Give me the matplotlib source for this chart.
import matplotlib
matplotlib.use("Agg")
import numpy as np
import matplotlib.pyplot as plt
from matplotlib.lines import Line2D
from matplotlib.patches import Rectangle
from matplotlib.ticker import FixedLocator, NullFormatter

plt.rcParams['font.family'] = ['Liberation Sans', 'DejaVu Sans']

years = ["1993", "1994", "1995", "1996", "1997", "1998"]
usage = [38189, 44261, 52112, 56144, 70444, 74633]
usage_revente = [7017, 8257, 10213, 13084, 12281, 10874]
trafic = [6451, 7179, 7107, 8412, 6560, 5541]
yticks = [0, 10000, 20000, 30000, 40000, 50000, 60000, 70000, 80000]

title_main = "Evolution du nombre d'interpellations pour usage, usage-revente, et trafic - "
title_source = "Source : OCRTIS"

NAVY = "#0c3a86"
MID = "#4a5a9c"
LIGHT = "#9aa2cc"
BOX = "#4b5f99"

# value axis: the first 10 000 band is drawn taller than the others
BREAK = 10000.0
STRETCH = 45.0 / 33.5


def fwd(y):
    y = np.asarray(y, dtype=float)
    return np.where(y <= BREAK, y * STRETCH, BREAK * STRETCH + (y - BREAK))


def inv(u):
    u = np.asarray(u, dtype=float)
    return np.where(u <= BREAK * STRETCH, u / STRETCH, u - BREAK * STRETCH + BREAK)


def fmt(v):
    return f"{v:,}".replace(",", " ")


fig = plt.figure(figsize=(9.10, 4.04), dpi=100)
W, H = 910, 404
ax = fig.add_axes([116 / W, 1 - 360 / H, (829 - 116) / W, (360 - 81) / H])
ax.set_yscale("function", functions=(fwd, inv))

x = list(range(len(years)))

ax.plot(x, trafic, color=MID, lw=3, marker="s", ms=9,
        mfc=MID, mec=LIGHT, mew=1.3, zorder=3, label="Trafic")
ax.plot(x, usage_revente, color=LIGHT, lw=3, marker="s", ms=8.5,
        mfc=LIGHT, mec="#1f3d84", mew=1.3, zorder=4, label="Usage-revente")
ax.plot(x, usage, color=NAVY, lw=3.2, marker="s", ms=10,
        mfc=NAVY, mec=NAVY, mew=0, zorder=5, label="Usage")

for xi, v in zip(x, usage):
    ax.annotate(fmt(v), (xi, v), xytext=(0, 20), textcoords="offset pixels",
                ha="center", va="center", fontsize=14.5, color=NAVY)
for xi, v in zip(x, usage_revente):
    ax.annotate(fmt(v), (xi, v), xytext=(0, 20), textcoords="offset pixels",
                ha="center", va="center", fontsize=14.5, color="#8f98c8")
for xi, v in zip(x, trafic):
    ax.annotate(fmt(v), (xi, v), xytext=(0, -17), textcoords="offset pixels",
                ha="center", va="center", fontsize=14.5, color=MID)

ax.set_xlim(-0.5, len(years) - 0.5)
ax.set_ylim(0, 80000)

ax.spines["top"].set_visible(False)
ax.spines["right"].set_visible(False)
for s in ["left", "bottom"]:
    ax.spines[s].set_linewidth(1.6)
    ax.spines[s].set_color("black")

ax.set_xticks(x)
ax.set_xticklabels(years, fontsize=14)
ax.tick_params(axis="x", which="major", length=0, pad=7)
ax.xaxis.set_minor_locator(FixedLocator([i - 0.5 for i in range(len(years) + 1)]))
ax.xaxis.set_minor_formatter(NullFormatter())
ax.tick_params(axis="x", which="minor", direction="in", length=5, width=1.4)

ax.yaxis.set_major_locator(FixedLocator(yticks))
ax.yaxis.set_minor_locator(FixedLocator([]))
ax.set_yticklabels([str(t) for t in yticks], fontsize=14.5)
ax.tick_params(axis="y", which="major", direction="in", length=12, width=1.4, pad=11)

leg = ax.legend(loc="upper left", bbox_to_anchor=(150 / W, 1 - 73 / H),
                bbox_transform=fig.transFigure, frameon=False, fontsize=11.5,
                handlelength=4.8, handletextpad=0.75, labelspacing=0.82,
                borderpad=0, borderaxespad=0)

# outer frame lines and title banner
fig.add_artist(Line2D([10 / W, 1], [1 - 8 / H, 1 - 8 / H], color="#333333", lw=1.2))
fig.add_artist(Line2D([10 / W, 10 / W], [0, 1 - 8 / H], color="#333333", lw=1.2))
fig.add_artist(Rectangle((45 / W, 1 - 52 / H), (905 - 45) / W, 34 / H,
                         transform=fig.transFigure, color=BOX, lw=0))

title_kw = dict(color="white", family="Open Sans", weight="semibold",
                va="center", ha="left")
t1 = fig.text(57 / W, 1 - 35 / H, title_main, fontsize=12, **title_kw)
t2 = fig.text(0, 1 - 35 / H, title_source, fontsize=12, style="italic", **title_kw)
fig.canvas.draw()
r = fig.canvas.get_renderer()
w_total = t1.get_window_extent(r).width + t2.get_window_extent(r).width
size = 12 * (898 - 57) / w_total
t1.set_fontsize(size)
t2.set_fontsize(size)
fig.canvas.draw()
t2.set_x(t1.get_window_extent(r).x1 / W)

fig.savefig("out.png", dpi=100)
==
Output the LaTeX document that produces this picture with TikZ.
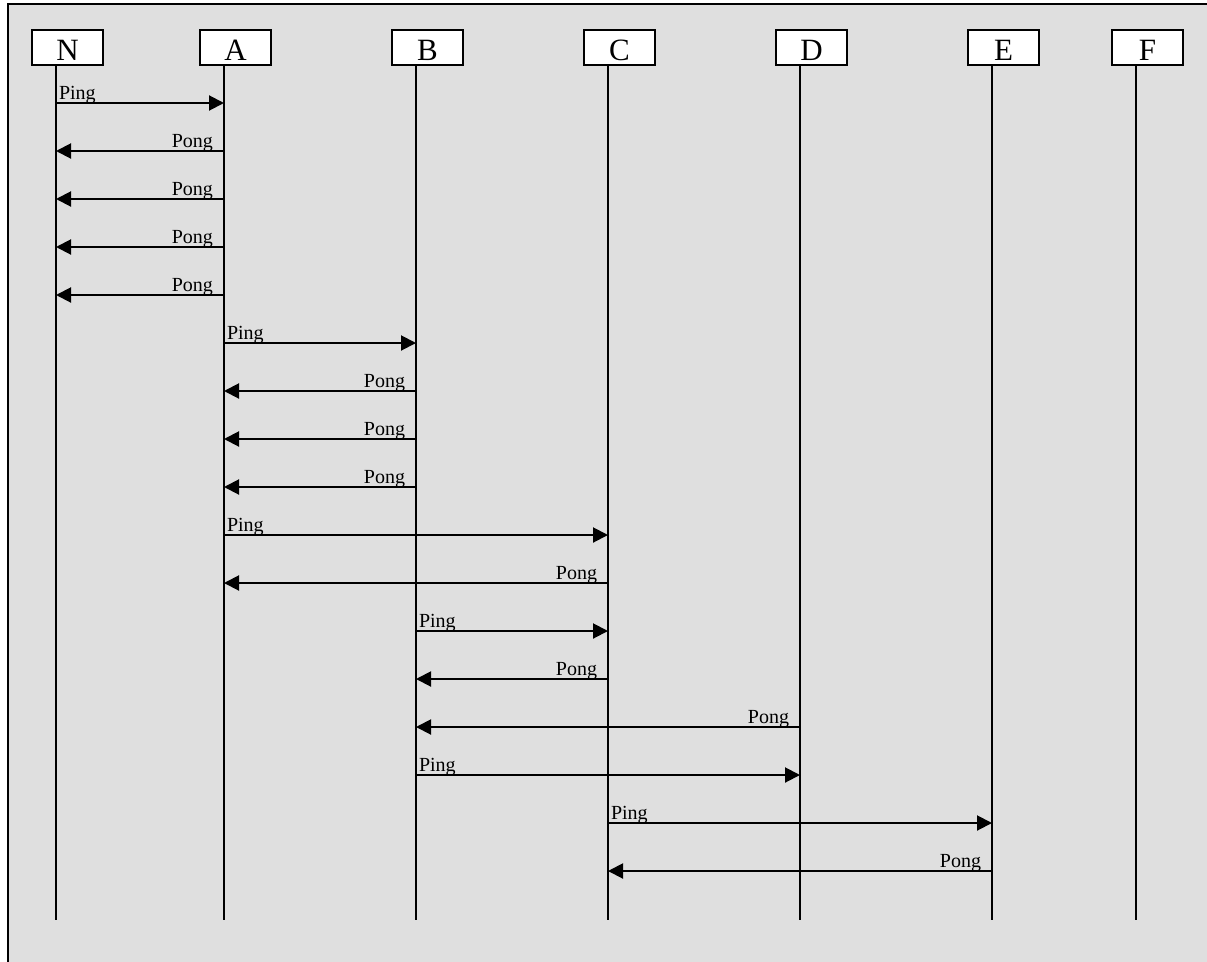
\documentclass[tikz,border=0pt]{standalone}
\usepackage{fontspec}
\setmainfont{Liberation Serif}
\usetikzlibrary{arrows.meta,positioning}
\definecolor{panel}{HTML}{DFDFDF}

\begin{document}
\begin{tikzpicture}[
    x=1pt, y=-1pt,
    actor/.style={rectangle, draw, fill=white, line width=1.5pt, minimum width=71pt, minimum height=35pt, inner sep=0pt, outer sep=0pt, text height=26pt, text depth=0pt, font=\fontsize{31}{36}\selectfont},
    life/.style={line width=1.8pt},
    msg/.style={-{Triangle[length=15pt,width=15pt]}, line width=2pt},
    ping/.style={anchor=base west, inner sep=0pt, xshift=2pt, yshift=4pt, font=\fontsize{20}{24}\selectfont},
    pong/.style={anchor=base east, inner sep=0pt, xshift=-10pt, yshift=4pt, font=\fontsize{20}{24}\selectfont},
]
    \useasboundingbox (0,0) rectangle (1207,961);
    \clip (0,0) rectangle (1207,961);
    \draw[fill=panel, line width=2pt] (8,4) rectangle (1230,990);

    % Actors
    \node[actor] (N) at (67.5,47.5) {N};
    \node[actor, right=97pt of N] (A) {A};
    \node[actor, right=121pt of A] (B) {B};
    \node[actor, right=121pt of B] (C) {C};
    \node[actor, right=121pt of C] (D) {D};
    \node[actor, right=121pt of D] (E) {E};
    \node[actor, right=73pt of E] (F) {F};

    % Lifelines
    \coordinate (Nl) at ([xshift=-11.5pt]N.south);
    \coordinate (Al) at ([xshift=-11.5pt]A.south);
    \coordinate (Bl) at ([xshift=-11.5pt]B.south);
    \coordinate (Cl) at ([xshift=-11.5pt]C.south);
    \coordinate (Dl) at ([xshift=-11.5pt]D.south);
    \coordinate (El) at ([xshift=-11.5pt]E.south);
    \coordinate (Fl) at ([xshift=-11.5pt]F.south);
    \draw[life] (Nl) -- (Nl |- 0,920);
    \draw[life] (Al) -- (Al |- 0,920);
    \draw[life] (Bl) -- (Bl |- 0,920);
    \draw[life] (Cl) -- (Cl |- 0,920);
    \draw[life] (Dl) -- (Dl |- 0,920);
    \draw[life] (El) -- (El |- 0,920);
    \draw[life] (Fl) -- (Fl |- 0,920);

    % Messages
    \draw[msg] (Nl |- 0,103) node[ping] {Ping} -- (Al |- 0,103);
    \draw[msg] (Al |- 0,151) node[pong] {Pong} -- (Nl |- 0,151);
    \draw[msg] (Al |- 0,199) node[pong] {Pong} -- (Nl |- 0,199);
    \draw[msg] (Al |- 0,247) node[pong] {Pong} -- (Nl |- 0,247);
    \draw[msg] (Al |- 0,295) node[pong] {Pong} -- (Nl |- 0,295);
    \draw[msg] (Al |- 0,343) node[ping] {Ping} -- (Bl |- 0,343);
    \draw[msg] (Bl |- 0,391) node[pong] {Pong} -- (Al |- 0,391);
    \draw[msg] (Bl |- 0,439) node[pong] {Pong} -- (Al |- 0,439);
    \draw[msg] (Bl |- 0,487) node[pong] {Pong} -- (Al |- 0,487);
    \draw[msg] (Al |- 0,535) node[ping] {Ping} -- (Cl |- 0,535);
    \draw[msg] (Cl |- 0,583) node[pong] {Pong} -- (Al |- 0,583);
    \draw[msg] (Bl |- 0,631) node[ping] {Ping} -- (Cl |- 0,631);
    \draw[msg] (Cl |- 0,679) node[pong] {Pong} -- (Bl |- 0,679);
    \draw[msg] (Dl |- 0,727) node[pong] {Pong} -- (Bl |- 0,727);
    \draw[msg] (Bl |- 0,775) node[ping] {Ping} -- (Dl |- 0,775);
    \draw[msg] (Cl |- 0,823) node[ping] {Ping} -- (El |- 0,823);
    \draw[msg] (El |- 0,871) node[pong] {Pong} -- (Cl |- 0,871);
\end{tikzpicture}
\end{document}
==
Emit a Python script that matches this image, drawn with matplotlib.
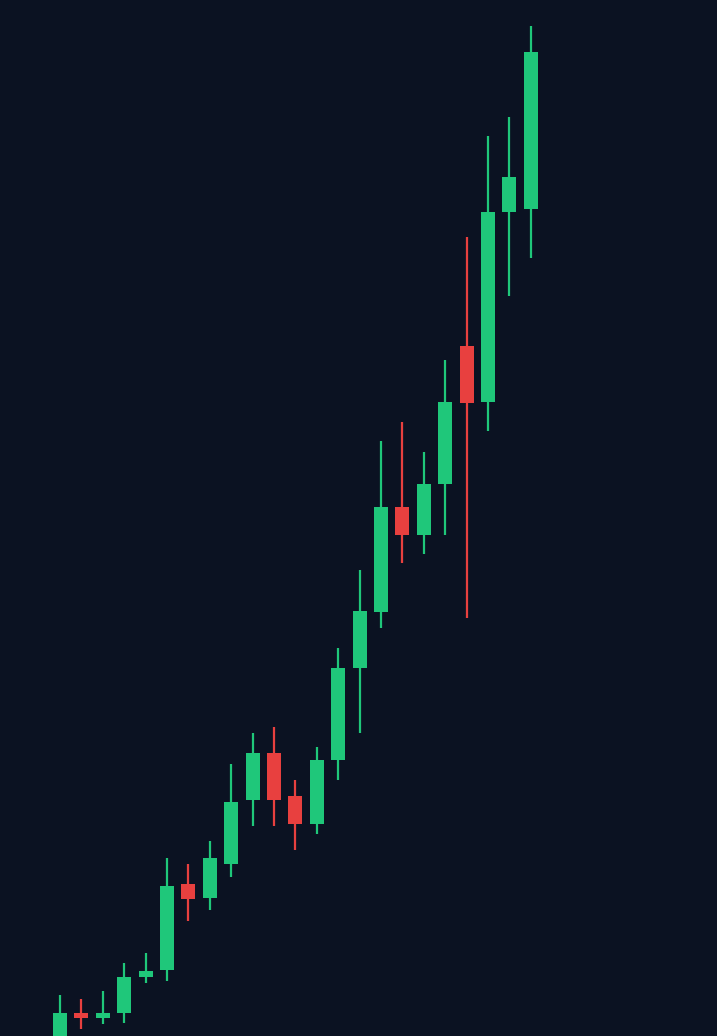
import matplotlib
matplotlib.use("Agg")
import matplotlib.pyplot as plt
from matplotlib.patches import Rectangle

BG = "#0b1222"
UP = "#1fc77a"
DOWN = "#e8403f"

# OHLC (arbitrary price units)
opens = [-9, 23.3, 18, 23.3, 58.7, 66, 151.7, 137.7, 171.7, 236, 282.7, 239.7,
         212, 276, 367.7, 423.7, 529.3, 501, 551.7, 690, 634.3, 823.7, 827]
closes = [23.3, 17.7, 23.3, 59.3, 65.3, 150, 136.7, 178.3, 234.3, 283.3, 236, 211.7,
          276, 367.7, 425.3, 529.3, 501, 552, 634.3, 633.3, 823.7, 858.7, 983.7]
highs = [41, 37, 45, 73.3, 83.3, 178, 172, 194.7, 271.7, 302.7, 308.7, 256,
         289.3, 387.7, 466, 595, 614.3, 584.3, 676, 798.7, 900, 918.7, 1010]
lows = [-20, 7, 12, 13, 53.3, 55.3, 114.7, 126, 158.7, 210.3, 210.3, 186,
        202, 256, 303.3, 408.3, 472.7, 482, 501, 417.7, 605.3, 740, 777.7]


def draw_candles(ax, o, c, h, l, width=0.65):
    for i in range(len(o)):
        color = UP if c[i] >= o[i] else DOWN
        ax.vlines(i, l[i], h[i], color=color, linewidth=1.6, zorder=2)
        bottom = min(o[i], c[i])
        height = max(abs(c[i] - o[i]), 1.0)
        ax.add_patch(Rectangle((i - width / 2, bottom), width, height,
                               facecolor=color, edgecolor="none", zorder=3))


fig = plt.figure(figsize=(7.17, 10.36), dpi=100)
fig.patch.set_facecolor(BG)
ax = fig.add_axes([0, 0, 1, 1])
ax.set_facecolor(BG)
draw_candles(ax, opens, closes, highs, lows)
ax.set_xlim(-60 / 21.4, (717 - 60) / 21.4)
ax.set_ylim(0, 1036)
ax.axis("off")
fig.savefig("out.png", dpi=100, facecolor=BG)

Set task: Copy down every line of the entries containing the word "with".

Exercise solution:
Output the LaTeX document that produces this picture with TikZ.
Emit a Python script that matches this image, drawn with matplotlib.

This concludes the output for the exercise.